Denn zurzeit muss die Regierung vor allem eins tun: sparen. "Die Märkte können brutal reagieren", sagt Schroders-Investor Scammell. Sie fordern Reformen, die sofort wirken. So gibt der Sozialist Zapatero seit einigen Monaten notgedrungen den Brachialsanierer. Er kappte die Beamten-Gehälter, verordnete Rentnern eine Nullrunde, kürzte die Hilfe für Langzeitarbeitslose.
Auch den Arbeitsmarkt hat die Regierung mittlerweile reformiert, das Rentenalter soll zudem von 65 auf 67 Jahre angehoben und die Tarifverhandlungen flexibilisiert werden. Trotz desaströser Umfragewerte scheint Zapatero entschlossen, seinen Kurs fortzusetzen - "was immer es koste", wie er gegenüber der "Financial Times" beteuerte.
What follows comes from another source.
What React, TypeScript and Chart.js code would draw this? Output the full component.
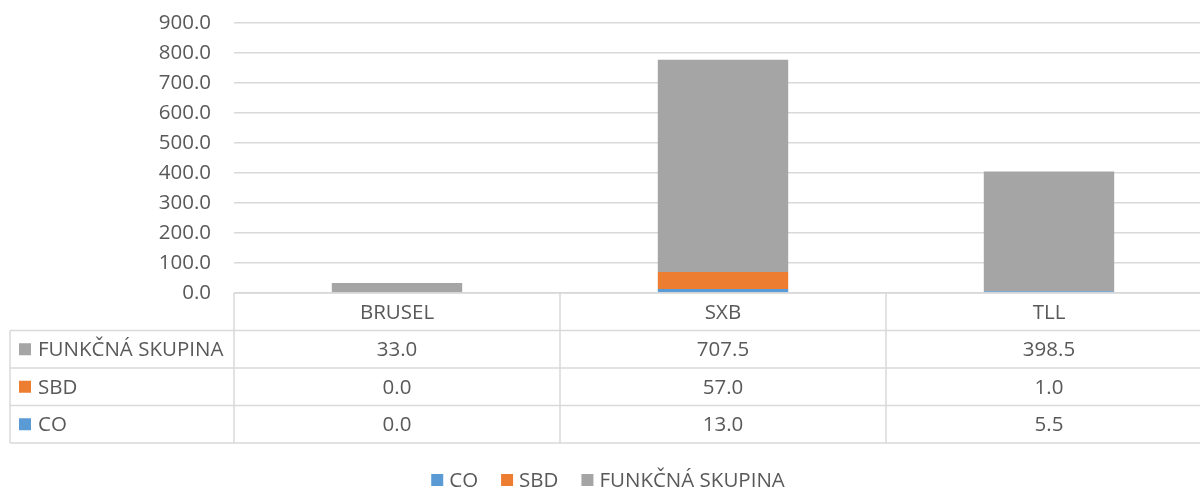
import React, { useEffect, useRef } from "react";
import { Chart, registerables } from "chart.js";

Chart.register(...registerables);

const categories = ["BRUSEL", "SXB", "TLL"];
const coValues = [0.0, 13.0, 5.5];
const sbdValues = [0.0, 57.0, 1.0];
const funkcnaValues = [33.0, 707.5, 398.5];
const seriesNames = ["CO", "SBD", "FUNKČNÁ SKUPINA"];
const seriesColors = ["#5B9BD5", "#ED7D31", "#A5A5A5"];
const yMax = 900;
const yStep = 100;

const FONT_FAMILY = '"Open Sans", sans-serif';
const FONT_SIZE = 20.5;
const TEXT_COLOR = "#595959";
const LINE_COLOR = "#d9d9d9";

const tablePlugin = {
  id: "dataTable",
  afterDraw(chart: any) {
    const ctx = chart.ctx as CanvasRenderingContext2D;
    const ca = chart.chartArea;
    const xs = chart.scales.x;
    const n = categories.length;
    const colW = (ca.right - ca.left) / n;
    const rowH = 37.5;
    const top = ca.bottom;
    const x0 = 10;
    const series = [
      { name: seriesNames[2], color: seriesColors[2], values: funkcnaValues },
      { name: seriesNames[1], color: seriesColors[1], values: sbdValues },
      { name: seriesNames[0], color: seriesColors[0], values: coValues },
    ];
    ctx.save();
    ctx.strokeStyle = LINE_COLOR;
    ctx.lineWidth = 1.5;
    ctx.beginPath();
    ctx.moveTo(ca.left, top);
    ctx.lineTo(ca.right, top);
    for (let k = 1; k <= 4; k++) {
      ctx.moveTo(x0, top + rowH * k);
      ctx.lineTo(ca.right, top + rowH * k);
    }
    ctx.moveTo(x0, top + rowH);
    ctx.lineTo(x0, top + rowH * 4);
    for (let i = 0; i <= n; i++) {
      const x = ca.left + colW * i;
      ctx.moveTo(x, top);
      ctx.lineTo(x, top + rowH * 4);
    }
    ctx.stroke();

    ctx.font = `${FONT_SIZE}px ${FONT_FAMILY}`;
    ctx.fillStyle = TEXT_COLOR;
    ctx.textBaseline = "middle";
    ctx.textAlign = "center";
    categories.forEach((c, i) => {
      ctx.fillText(c, xs.getPixelForValue(i), top + rowH / 2 + 1);
    });
    series.forEach((s, r) => {
      const cy = top + rowH * (r + 1) + rowH / 2 + 1;
      ctx.fillStyle = s.color;
      ctx.fillRect(x0 + 9, cy - 7, 12, 12);
      ctx.fillStyle = TEXT_COLOR;
      ctx.textAlign = "left";
      ctx.fillText(s.name, x0 + 28, cy);
      ctx.textAlign = "center";
      s.values.forEach((v, i) => {
        ctx.fillText(v.toFixed(1), xs.getPixelForValue(i), cy);
      });
    });

    // legend
    const ly = 481;
    const box = 12;
    const gapBoxText = 6;
    const gapItems = 23;
    const widths = seriesNames.map((s) => ctx.measureText(s).width);
    const total =
      widths.reduce((a, b) => a + b, 0) +
      seriesNames.length * (box + gapBoxText) +
      (seriesNames.length - 1) * gapItems;
    let x = 608 - total / 2;
    ctx.textAlign = "left";
    seriesNames.forEach((s, i) => {
      ctx.fillStyle = seriesColors[i];
      ctx.fillRect(x, ly - 7, box, box);
      x += box + gapBoxText;
      ctx.fillStyle = TEXT_COLOR;
      ctx.fillText(s, x, ly);
      x += widths[i] + gapItems;
    });
    ctx.restore();
  },
};

export default function App() {
  const ref = useRef<HTMLCanvasElement | null>(null);
  useEffect(() => {
    if (!ref.current) return;
    const chart = new Chart(ref.current, {
      type: "bar",
      data: {
        labels: categories,
        datasets: [
          { label: seriesNames[0], data: coValues, backgroundColor: seriesColors[0] },
          { label: seriesNames[1], data: sbdValues, backgroundColor: seriesColors[1] },
          { label: seriesNames[2], data: funkcnaValues, backgroundColor: seriesColors[2] },
        ],
      },
      options: {
        animation: false,
        responsive: false,
        devicePixelRatio: 1,
        datasets: { bar: { barPercentage: 0.4, categoryPercentage: 1.0 } },
        layout: { padding: { top: 23, bottom: 196, left: 0, right: 8 } },
        plugins: { legend: { display: false }, tooltip: { enabled: false } },
        scales: {
          x: { stacked: true, display: false },
          y: {
            stacked: true,
            min: 0,
            max: yMax,
            afterFit: (scale: any) => {
              scale.width = 234;
              scale.paddingTop = 0;
              scale.paddingBottom = 0;
            },
            ticks: {
              stepSize: yStep,
              padding: 23,
              color: TEXT_COLOR,
              font: { family: FONT_FAMILY, size: FONT_SIZE },
              callback: (v: any) => Number(v).toFixed(1),
            },
            grid: { color: LINE_COLOR, lineWidth: 1.5, drawTicks: false },
            border: { display: false },
          },
        },
      },
      plugins: [tablePlugin],
    });
    return () => chart.destroy();
  }, []);
  return (
    <div style={{ position: "fixed", left: 0, top: 0, width: 1200, height: 489, overflow: "hidden", background: "#fff" }}>
      <canvas ref={ref} width={1220} height={489} style={{ display: "block" }} />
    </div>
  );
}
Seinem Gast Merkel kann der Regierungschef am Donnerstag immerhin erste kleine Erfolge präsentieren. Die Chancen, das Haushaltsdefizit dieses Jahr auf die geplanten sechs Prozent zu drücken, stehen nicht schlecht. Auch die Bevölkerung scheint sich vom Schock des Immobiliencrashs langsam zu erholen: Der für die spanische Wirtschaft überlebenswichtige Binnenkonsum hat sich leicht erholt.
Und Merkel lobt ausdrücklich seine Bemühungen: "Ich glaube, dass in der letzten Zeit ganz Großartiges geleistet wurde, wichtige Reformen, die die Zukunft Spaniens in eine bessere Richtung lenken werden."
Für Eva und ihren Vater Juan Carlos Reina López gibt es immerhin Hoffnung: Die Madrilenin hat ab März einen Praktikumsplatz - und ihr Vater einen Job. Der Zulieferbetrieb, der ihn in der Krise entlassen hatte, stellte ihn wieder ein. Befristet zwar, aber immerhin: "Sie haben sich an mich erinnert", sagt er.